Sure, you're the boss. You're in charge. And maybe you really do have all the answers. (Although that's incredibly unlikely.)
Still: Asking for help shows vulnerability, respect, and a willingness to listen--all are qualities of a great leader. And all are qualities you hope your employees exhibit.
So whenever you need help, just ask, sincerely and with humility, "Can you help me?"
You won't lose respect. You'll gain respect. And you'll implicitly compliment the skills, knowledge, and experience of the person you ask.
While asking for help is great, the best way to ask is to ask to be shown. Why? Advice is temporary. Knowledge is forever. Knowing how to do something means everything.
Don't just ask for input. Ask to be taught. Ask to be trained. Ask to be shown.
In time, you'll find that's what your employees do, too--which will help create a culture where everyone learns, and grows, and develops.
Everyone makes mistakes. Everyone has things they need to apologize for--actions, words, missteps, failings....
Even you. The only people who don't make mistakes are the people who don't try anything, who don't risk anything, who don't push or extend or challenge themselves.
So what should you do when you make a mistake?
Say you made a mistake and then say you're sorry. Never follow an apology with a disclaimer like "But I was really mad, because..." or "But I did think you were..." or any statement that in any way places even the smallest amount of blame back on the other person.
Say you're sorry, say why you're sorry, and take all the blame. No less. No more.
And then follow your apology up with what you'll do to correct and learn from the mistake, because that turns an error into a course correction--and creates a culture where taking risks is not just accepted but expected.
Swearing for no reason is just swearing. But say a team needs to immediately pull together. Tossing in an occasional--and heartfelt--curse word can actually help instill a sense of urgency because it shows you care. (And of course it never hurts when a leader lets a little frustration or anger show, too.)
And besides: Authenticity is always more persuasive.
So be sensitive to your audience; some words are less offensive than others. And if you don't curse in your "personal life," don't try to curse at work. You'll just sound silly. But in the right setting, a heartfelt "da@*" or "sh*@" can make an actual difference. (And might make you feel a little better, too.)

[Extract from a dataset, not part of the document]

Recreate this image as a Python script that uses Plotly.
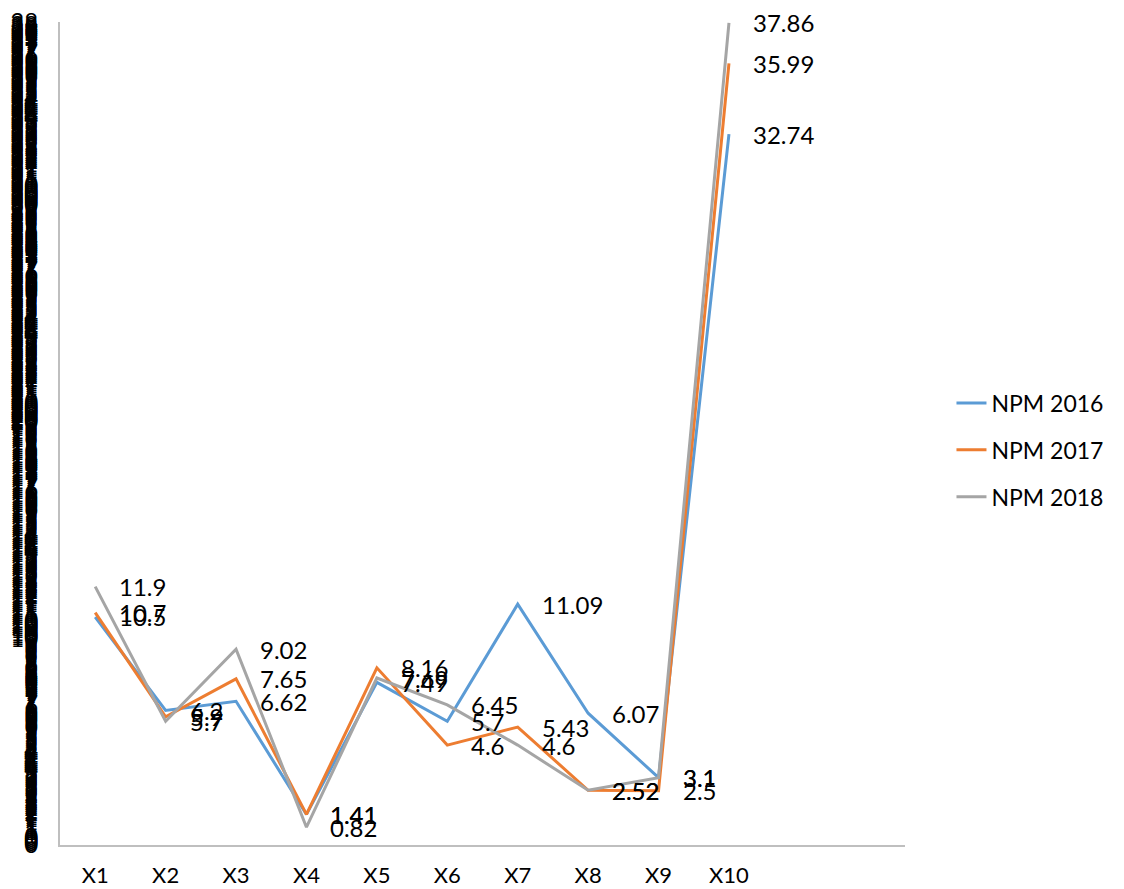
import numpy as np
import plotly.graph_objects as go

categories = ["X1", "X2", "X3", "X4", "X5", "X6", "X7", "X8", "X9", "X10"]
npm_2016 = [10.5, 6.2, 6.62, 1.41, 7.49, 5.7, 11.09, 6.07, 3.1, 32.74]
npm_2017 = [10.7, 5.9, 7.65, 1.41, 8.16, 4.6, 5.43, 2.52, 2.5, 35.99]
npm_2018 = [11.9, 5.7, 9.02, 0.82, 7.69, 6.45, 4.6, 2.52, 3.1, 37.86]

series = [
    ("NPM 2016", npm_2016, "#5B9BD5"),
    ("NPM 2017", npm_2017, "#ED7D31"),
    ("NPM 2018", npm_2018, "#A5A5A5"),
]

FONT = "Lato"
x_pos = list(range(len(categories)))

fig = go.Figure()
annotations = []
for i, (name, vals, color) in enumerate(series):
    fig.add_trace(go.Scatter(
        x=x_pos, y=vals, mode="lines", name=name,
        legendgroup=name,
        line=dict(color=color, width=3),
    ))
    for xv, yv in zip(x_pos, vals):
        annotations.append(dict(
            x=xv, y=yv, xref="x", yref="y", text=f"{yv:g}",
            showarrow=False, xanchor="left", yanchor="middle",
            xshift=22, font=dict(family=FONT, size=24, color="#000000"),
        ))

y_max = 37.9
fig.update_layout(
    width=1124, height=889,
    margin=dict(l=60, r=219, t=22, b=44),
    paper_bgcolor="white", plot_bgcolor="white",
    font=dict(family=FONT, size=23, color="#000000"),
    showlegend=True,
    legend=dict(
        x=1.055, y=0.48, xanchor="left", yanchor="middle",
        font=dict(family=FONT, size=23, color="#000000"),
        tracegroupgap=14, bgcolor="rgba(0,0,0,0)",
    ),
    annotations=annotations,
    xaxis=dict(
        range=[-0.5, 11.5], automargin=False,
        tickmode="array", tickvals=x_pos, ticktext=categories,
        showline=True, linecolor="#BFBFBF", linewidth=2,
        showgrid=False, zeroline=False, ticks="",
        ticklabelstandoff=10,
        tickfont=dict(family=FONT, size=22, color="#000000"),
    ),
    yaxis=dict(
        range=[0, y_max], automargin=False,
        tickmode="linear", tick0=0, dtick=0.1, tickformat=".0f",
        showline=True, linecolor="#BFBFBF", linewidth=2,
        showgrid=False, zeroline=False, ticks="",
        ticklabelstandoff=15,
        tickfont=dict(family=FONT, size=24, color="#000000"),
    ),
)

fig.write_html("out.html")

Your team is busy. Their plates are already full. When your employees have new ideas, there are plenty of reasons to sit tight, stay safe, and keep things as they are.

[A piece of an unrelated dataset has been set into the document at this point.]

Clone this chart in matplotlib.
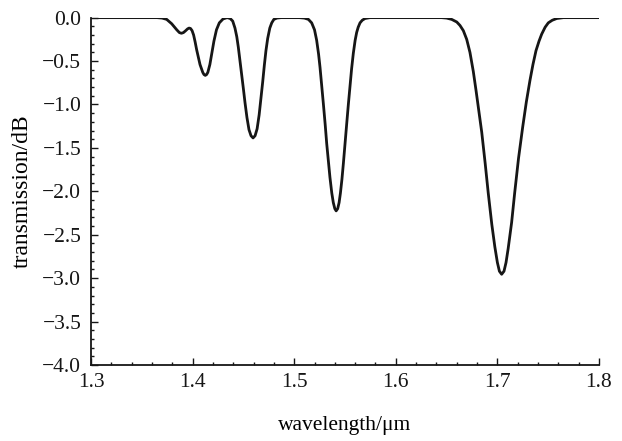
import matplotlib
matplotlib.use("Agg")
import matplotlib.pyplot as plt
from matplotlib.ticker import MultipleLocator

# values (wavelength in um, transmission in dB)
wavelength = [
    1.3000, 1.3400, 1.3650, 1.3700, 1.3745, 1.3794, 1.3844, 1.3870, 1.3890,
    1.3910, 1.3930, 1.3950, 1.3965, 1.3980, 1.3995, 1.4010, 1.4025, 1.4040,
    1.4073, 1.4100, 1.4112, 1.4125, 1.4138, 1.4150, 1.4170, 1.4188, 1.4210,
    1.4235, 1.4263, 1.4300, 1.4340, 1.4370,
    1.4395, 1.4417, 1.4435, 1.4450, 1.4467, 1.4483, 1.4500, 1.4516, 1.4535,
    1.4555, 1.4575, 1.4595, 1.4615, 1.4635, 1.4655, 1.4673, 1.4690, 1.4706,
    1.4722, 1.4739, 1.4760, 1.4779, 1.4800, 1.4830, 1.4870,
    1.5050, 1.5100, 1.5140, 1.5172, 1.5200, 1.5221, 1.5240, 1.5254, 1.5270,
    1.5287, 1.5305, 1.5320, 1.5336, 1.5352, 1.5370, 1.5385, 1.5400, 1.5413,
    1.5428, 1.5442, 1.5455, 1.5470, 1.5484, 1.5500, 1.5517, 1.5533, 1.5549,
    1.5565, 1.5582, 1.5600, 1.5615, 1.5630, 1.5648, 1.5670, 1.5697, 1.5746,
    1.6450, 1.6500, 1.6550, 1.6600, 1.6632, 1.6665, 1.6698, 1.6730, 1.6763,
    1.6790, 1.6812, 1.6846, 1.6880, 1.6910, 1.6945, 1.6975, 1.7000, 1.7020,
    1.7042, 1.7065, 1.7085, 1.7106, 1.7140, 1.7170, 1.7208, 1.7249, 1.7285,
    1.7321, 1.7350, 1.7380, 1.7410, 1.7436, 1.7470, 1.7501, 1.7540, 1.7584,
    1.7650, 1.8000]
transmission = [
    0.0, 0.0, 0.0, -0.005, -0.02, -0.07, -0.14, -0.172, -0.18,
    -0.172, -0.152, -0.13, -0.12, -0.125, -0.15, -0.20, -0.28, -0.37,
    -0.54, -0.63, -0.655, -0.665, -0.655, -0.63, -0.54, -0.42, -0.27,
    -0.14, -0.06, -0.015, 0.0, -0.01,
    -0.04, -0.12, -0.22, -0.34, -0.50, -0.66, -0.82, -0.98, -1.15,
    -1.29, -1.36, -1.385, -1.36, -1.28, -1.12, -0.93, -0.74, -0.55,
    -0.38, -0.24, -0.12, -0.06, -0.02, -0.005, 0.0,
    0.0, -0.005, -0.02, -0.06, -0.14, -0.26, -0.42, -0.57, -0.77,
    -0.99, -1.23, -1.45, -1.65, -1.84, -2.02, -2.13, -2.20, -2.225,
    -2.20, -2.13, -2.02, -1.86, -1.68, -1.45, -1.22, -1.00, -0.80,
    -0.59, -0.41, -0.26, -0.17, -0.11, -0.06, -0.03, -0.01, 0.0,
    0.0, -0.005, -0.02, -0.05, -0.09, -0.15, -0.25, -0.40, -0.62,
    -0.84, -1.03, -1.32, -1.68, -2.02, -2.38, -2.64, -2.82, -2.92,
    -2.955, -2.92, -2.82, -2.66, -2.36, -2.02, -1.62, -1.26, -0.97,
    -0.72, -0.54, -0.38, -0.27, -0.19, -0.11, -0.06, -0.03, -0.01,
    0.0, 0.0]

plt.rcParams['font.family'] = ['Liberation Serif', 'DejaVu Serif']

fig = plt.figure(figsize=(6.22, 4.41), dpi=100)
ax = fig.add_axes([0.1463, 0.1723, 0.8167, 0.7877])
ax.plot(wavelength, transmission, color="#161616", lw=2.0,
        solid_joinstyle="round", solid_capstyle="round")

ax.set_xlim(1.3, 1.8)
ax.set_ylim(-4.0, 0.0)
ax.xaxis.set_major_locator(MultipleLocator(0.1))
ax.xaxis.set_minor_locator(MultipleLocator(0.02))
ax.yaxis.set_major_locator(MultipleLocator(0.5))
ax.yaxis.set_minor_locator(MultipleLocator(0.1))
fmt = plt.FuncFormatter(lambda v, p: f"{v:.1f}".replace("-", "\u2212"))
ax.xaxis.set_major_formatter(fmt)
ax.yaxis.set_major_formatter(fmt)

for s in ["top", "right"]:
    ax.spines[s].set_visible(False)
for s in ["left", "bottom"]:
    ax.spines[s].set_linewidth(1.3)
    ax.spines[s].set_color("#161616")

ax.tick_params(which="both", direction="in", width=1.0, colors="#161616",
               labelsize=15.5, top=False, right=False)
ax.tick_params(which="major", length=5)
ax.tick_params(which="minor", length=2.5)
ax.tick_params(axis="x", which="major", pad=6)
ax.tick_params(axis="y", which="major", pad=7)

ax.set_xlabel("wavelength/\u03bcm", fontsize=15.5, labelpad=17)
ax.set_ylabel("transmission/dB", fontsize=17, labelpad=7)

fig.savefig("out.png", dpi=100)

But that also means tomorrow will be just like today. And more importantly, that means your employees will stop raising new ideas. They'll stop thinking creatively. They'll stop finding ways to improve your business.
After all, you don't seem interested.
Every day, say yes to something different. Say yes to something risky. Say yes to the employee who is excited about a new idea. And definitely say yes to the employee who seems hesitant to bring up their new idea--because hearing "yes" will give them a much-needed boost of confidence and self-esteem.
Remember, when you say "yes," you're really saying, "I trust you." And isn't that what every employee wants to hear?
Even though "yes" is incredibly powerful, you can't do everything. You can't help everyone. You may want to--but you can't.
Sometimes you just need to say no.
So say it. Don't say "maybe," unless you mean it. Don't say, "We'll look at that down the road," unless you mean it. If no really is no, say "no."
While it's no fun to hear "no," waffling and indefinitely postponing a decision makes people feel worse.
As a leader, your job is to make decisions. So make decisions--and always explain why you made that decision. While other people might not agree with your reasoning, at least they'll understand that you do have reasons.
No one gets enough praise. Pick someone--pick as many people as possible--who did something well and say, "That was great how you...."
Praise is one of the best--and easiest--gifts you can give. Praise costs you nothing, yet it can be priceless to the recipient.
And it feels really good to give.
How often do you say, "You're welcome"? If you're rarely responding to thanks, that means you aren't doing anything to deserve thanks.
See, saying "You're welcome" is a proxy for how often you're helping other people. The more you say it, the more you're doing.
And when you are thanked, don't spoil the moment for the other person. Don't say, "It was nothing." Don't say, "I didn't really do anything." Just say, "You're welcome." Say, "I was happy to help."
Find ways to actually help people and they'll thank you. Then show you appreciate thanks, the compliment, or the praise.
Then everyone wins, but oddly enough, you most of all--because one of the best ways to feel good about yourself is to do things for other people.